What happens when a CAN node detects an error during reception or transmission?

When any CAN node detects an error (via any of the five detection mechanisms), it immediately begins transmitting an error frame to notify all other nodes. The error frame consists of an error flag followed by an error delimiter.

If the detecting node is Error Active, it transmits an active error flag: 6 consecutive dominant bits. This deliberately violates the bit-stuffing rule (which limits consecutive same-polarity bits to 5) and overwrites whatever is currently on the bus. Every other node on the bus detects this as a stuff error and also begins transmitting its own error flag. The result is that the entire corrupted frame is destroyed within 6-12 bit times, and all nodes discard it.
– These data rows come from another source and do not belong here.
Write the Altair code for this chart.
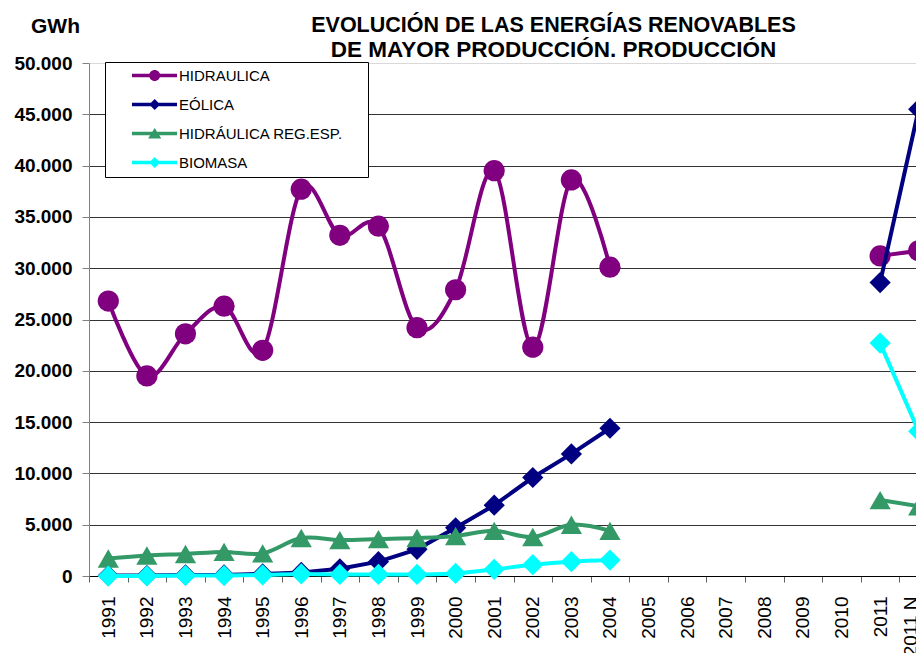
import altair as alt
import pandas as pd

FONT = "Liberation Sans"

years = ["1991", "1992", "1993", "1994", "1995", "1996", "1997", "1998", "1999", "2000",
         "2001", "2002", "2003", "2004", "2005", "2006", "2007", "2008", "2009", "2010",
         "2011", "2011 N"]

series_names = ["HIDRAULICA", "EÓLICA", "HIDRÁULICA REG.ESP.", "BIOMASA"]
series_colors = ["#800080", "#000080", "#339966", "#00FFFF"]
series_shapes = ["circle", "diamond", "triangle-up", "diamond"]
series_interp = ["cardinal", "linear", "cardinal", "cardinal"]

hidraulica = [26800, 19500, 23600, 26300, 22000, 37700, 33200, 34100, 24200, 27900,
              39500, 22300, 38600, 30100, None, None, None, None, None, None,
              31200, 31700]
eolica = [40, 50, 100, 100, 200, 350, 700, 1400, 2600, 4700,
          6900, 9600, 11900, 14400, None, None, None, None, None, None,
          28600, 45500]
hidraulica_re = [1700, 2000, 2150, 2350, 2200, 3700, 3500, 3600, 3700, 3900,
                 4400, 3800, 5000, 4400, None, None, None, None, None, None,
                 7400, 6800]
biomasa = [0, 0, 50, 50, 100, 200, 150, 150, 150, 250,
           650, 1100, 1400, 1550, None, None, None, None, None, None,
           22700, 14100]

y_ticks = [0, 5000, 10000, 15000, 20000, 25000, 30000, 35000, 40000, 45000, 50000]

title_line1 = "EVOLUCIÓN DE LAS ENERGÍAS RENOVABLES"
title_line2 = "DE MAYOR PRODUCCIÓN. PRODUCCIÓN"

# legend symbols: line segment + marker (custom SVG paths); the last, zero-area
# sub-path only widens the legend box to the reference's width
LINE = "M2.45,-0.32H10.64V0.32H2.45Z"
WIDEN = "M44.1,0L44.1,0.01Z"
legend_paths = [
    LINE + "M5.58,0A1,1 0 1,1 7.58,0A1,1 0 1,1 5.58,0Z" + WIDEN,
    LINE + "M6.58,-1L7.58,0L6.58,1L5.58,0Z" + WIDEN,
    LINE + "M6.58,-1L7.78,0.9L5.38,0.9Z" + WIDEN,
    LINE + "M6.58,-1L7.58,0L6.58,1L5.58,0Z" + WIDEN,
]

rows = []
for name, vals in zip(series_names, [hidraulica, eolica, hidraulica_re, biomasa]):
    for i, v in enumerate(vals):
        if v is None:
            continue
        rows.append({"year": years[i], "series": name, "value": v,
                     "seg": "a" if i < 14 else "b"})
df = pd.DataFrame(rows)

x_enc = alt.X(
    "year:O", sort=years,
    scale=alt.Scale(type="band", domain=years, paddingInner=0, paddingOuter=0,
                    range=[0, 849]),
    axis=alt.Axis(title=None, labelAngle=270, labelFont=FONT, labelFontSize=19,
                  labelColor="black", labelPadding=14, tickBand="extent", tickSize=6,
                  tickColor="#606060", domainColor="black", grid=False, labelLimit=300,
                  labelOffset={"condition": {"test": "datum.value === '2011 N'", "value": -8},
                               "value": 0}),
)
y_enc = alt.Y(
    "value:Q",
    scale=alt.Scale(domain=[0, 50000], nice=False),
    axis=alt.Axis(values=y_ticks, title="GWh", titleAngle=0, titleX=-34, titleY=-31,
                  titleAlign="center", titleBaseline="alphabetic", titleFont=FONT,
                  titleFontSize=21, titleFontWeight="bold", titleColor="black",
                  labelFont=FONT, labelFontSize=19, labelFontWeight="bold",
                  labelColor="black",
                  labelExpr="replace(format(datum.value, ','), ',', '.')",
                  tickSize=7, tickColor="#808080", domainColor="#808080",
                  labelPadding=10, grid=True, gridWidth=1,
                  gridColor={"condition": {"test": "datum.value === 50000", "value": "#d9d9d9"},
                             "value": "#333333"}),
)

layers = []
for name, color, shape, interp in zip(series_names, series_colors, series_shapes, series_interp):
    base = alt.Chart(df).transform_filter(alt.datum.series == name)
    layers.append(base.mark_line(color=color, strokeWidth=4, interpolate=interp)
                  .encode(x=x_enc, y=y_enc, detail="seg:N"))
    layers.append(base.mark_point(filled=True, color=color, shape=shape, size=450, opacity=1)
                  .encode(x=x_enc, y=y_enc))

legend_cfg = dict(title=None, orient="none", legendX=16, legendY=-1,
                  padding=6, fillColor="white", strokeColor="black",
                  labelFont=FONT, labelFontSize=15, labelColor="black",
                  labelOffset=53, labelLimit=400, rowPadding=13,
                  symbolSize=121, symbolStrokeWidth=0)

legend_layer = alt.Chart(df).transform_filter("false").mark_point(
    filled=True, size=121, opacity=1
).encode(
    x=x_enc, y=y_enc,
    color=alt.Color("series:N", scale=alt.Scale(domain=series_names, range=series_colors),
                    legend=alt.Legend(**legend_cfg)),
    shape=alt.Shape("series:N", scale=alt.Scale(domain=series_names, range=legend_paths),
                    legend=alt.Legend(**legend_cfg)),
)
layers.append(legend_layer)

chart = alt.layer(*layers).properties(
    width=827, height=513,
    autosize=alt.AutoSizeParams(type="none"),
    padding={"left": 81, "top": 55, "right": 0, "bottom": 77},
    title=alt.TitleParams(text=title_line1, subtitle=title_line2, font=FONT,
                          fontSize=21.5, fontWeight="bold", color="black",
                          subtitleFont=FONT, subtitleFontSize=22.5,
                          subtitleFontWeight="bold", subtitleColor="black",
                          subtitlePadding=2,
                          anchor="middle", frame="group", dx=51, offset=-46),
).configure_view(strokeWidth=0)

chart.save("out.html", embed_options={"renderer": "svg", "actions": False})
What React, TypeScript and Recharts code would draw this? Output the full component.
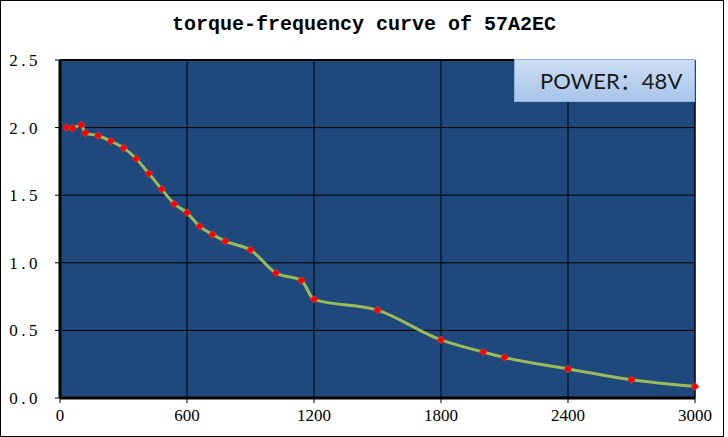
import React from "react";
import {CartesianGrid, Line, LineChart, ReferenceLine, XAxis, YAxis} from "recharts";

// values
const frequency = [30, 60, 100, 120, 180, 240, 300, 360, 420, 480, 540, 600, 660, 720, 780, 900, 1020, 1140, 1200, 1500, 1800, 2000, 2100, 2400, 2700, 3000];
const torque = [2.0, 1.995, 2.02, 1.96, 1.94, 1.9, 1.85, 1.77, 1.66, 1.545, 1.435, 1.37, 1.27, 1.21, 1.16, 1.095, 0.925, 0.87, 0.73, 0.65, 0.43, 0.34, 0.3, 0.215, 0.135, 0.085];
const xTicks = [0, 600, 1200, 1800, 2400, 3000];
const yTicks = [0, 0.5, 1.0, 1.5, 2.0, 2.5];

const chartData = frequency.map((f, i) => ({frequency: f, torque: torque[i]}));

const Diamond = (props: any) => {
    const {cx, cy} = props;
    if (cx == null || cy == null) return null;
    const r = 4;
    return (
        <polygon points={`${cx},${cy - r} ${cx + r},${cy} ${cx},${cy + r} ${cx - r},${cy}`}
                 fill="#FF0000" stroke="#C0504D" strokeWidth={0.6}/>
    );
};

const tickFont = {fill: "#000", fontSize: 17, fontFamily: "Liberation Serif"};

const App: React.FunctionComponent = () => {
    return (
        <div style={{position: "absolute", left: 0, top: 0, width: 728, height: 437}}>
            <div style={{position: "absolute", left: 0, top: 0, width: 722, height: 435, border: "1px solid #000"}}/>
            <div style={{
                position: "absolute", left: 0, top: 13, width: 728, textAlign: "center",
                fontFamily: "Liberation Mono", fontWeight: "bold", fontSize: 20, color: "#000"
            }}>
                torque-frequency curve of 57A2EC
            </div>
            <LineChart width={728} height={437} data={chartData}
                       margin={{top: 60, right: 33, bottom: 0, left: 0}}>
                <CartesianGrid fill="#1F497D" stroke="#000" strokeOpacity={1}/>
                <XAxis dataKey="frequency" type="number" domain={[0, 3000]} ticks={xTicks}
                       height={39} tickSize={5} tickMargin={6}
                       axisLine={{stroke: "#000", strokeWidth: 3}}
                       tickLine={{stroke: "#000"}}
                       tick={tickFont}/>
                <YAxis type="number" domain={[0, 2.5]} ticks={yTicks} width={60}
                       tickSize={5} tickMargin={14}
                       tickFormatter={(v: number) => v.toFixed(1)}
                       axisLine={{stroke: "#000", strokeWidth: 3}}
                       tickLine={{stroke: "#000"}}
                       tick={{...tickFont, letterSpacing: 3.5}}/>
                <ReferenceLine y={2.5} stroke="#000" strokeWidth={2}/>
                <ReferenceLine x={3000} stroke="#000" strokeWidth={1}/>
                <Line dataKey="torque" type="monotone" stroke="#9BBB59" strokeWidth={3}
                      dot={<Diamond/>} activeDot={false} isAnimationActive={false}/>
            </LineChart>
            <div style={{
                position: "absolute", left: 514, top: 59, width: 181, height: 43,
                boxSizing: "border-box", background: "linear-gradient(#CCDDF3, #A8C5EA)",
                border: "1px solid #8DB3E2", fontFamily: "Lato, 'Noto Sans CJK SC'",
                fontSize: 22, color: "#1A1A1A", lineHeight: "41px", paddingLeft: 25
            }}>
                POWER：48V
            </div>
        </div>
    );
};

export default App;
If the detecting node is Error Passive, it transmits a passive error flag: 6 consecutive recessive bits. Because recessive bits do not override the bus, a passive error flag does not disturb ongoing traffic from other nodes. It is effectively a silent notification — only the detecting node acts on it.
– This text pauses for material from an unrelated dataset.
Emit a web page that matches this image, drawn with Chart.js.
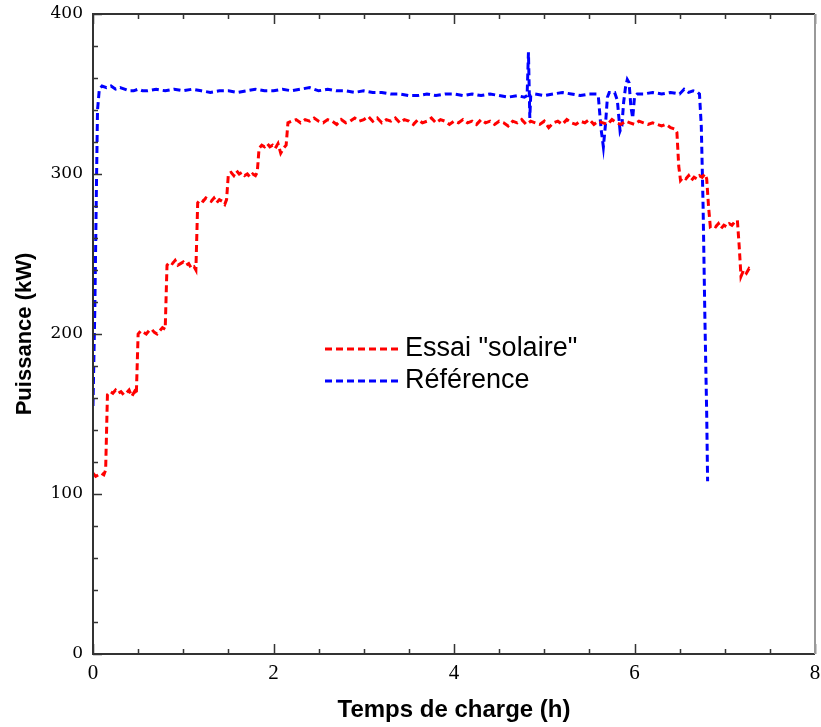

After the error flag, all nodes transmit an error delimiter (8 recessive bits) and then wait for the inter-frame space (3 bit times) before the bus returns to idle.

The original transmitter then automatically retransmits the message, starting arbitration from scratch. If the same message keeps failing, the transmitter's TEC increments by 8 for each failure, progressing it toward Error Passive and eventually Bus Off. Meanwhile, receivers that detected the error increment their REC by 1 (or 8 if they were the first to detect it, depending on the error type).

This automatic detection-flagging-retransmission cycle is completely transparent to the application layer — the CAN controller handles it in hardware. The application only sees successfully received, CRC-verified frames. The worst-case retransmission delay for a single error is approximately 23 bit times (6 error flag + 8 delimiter + 3 IFS + 6 SOF/arbitration overlap).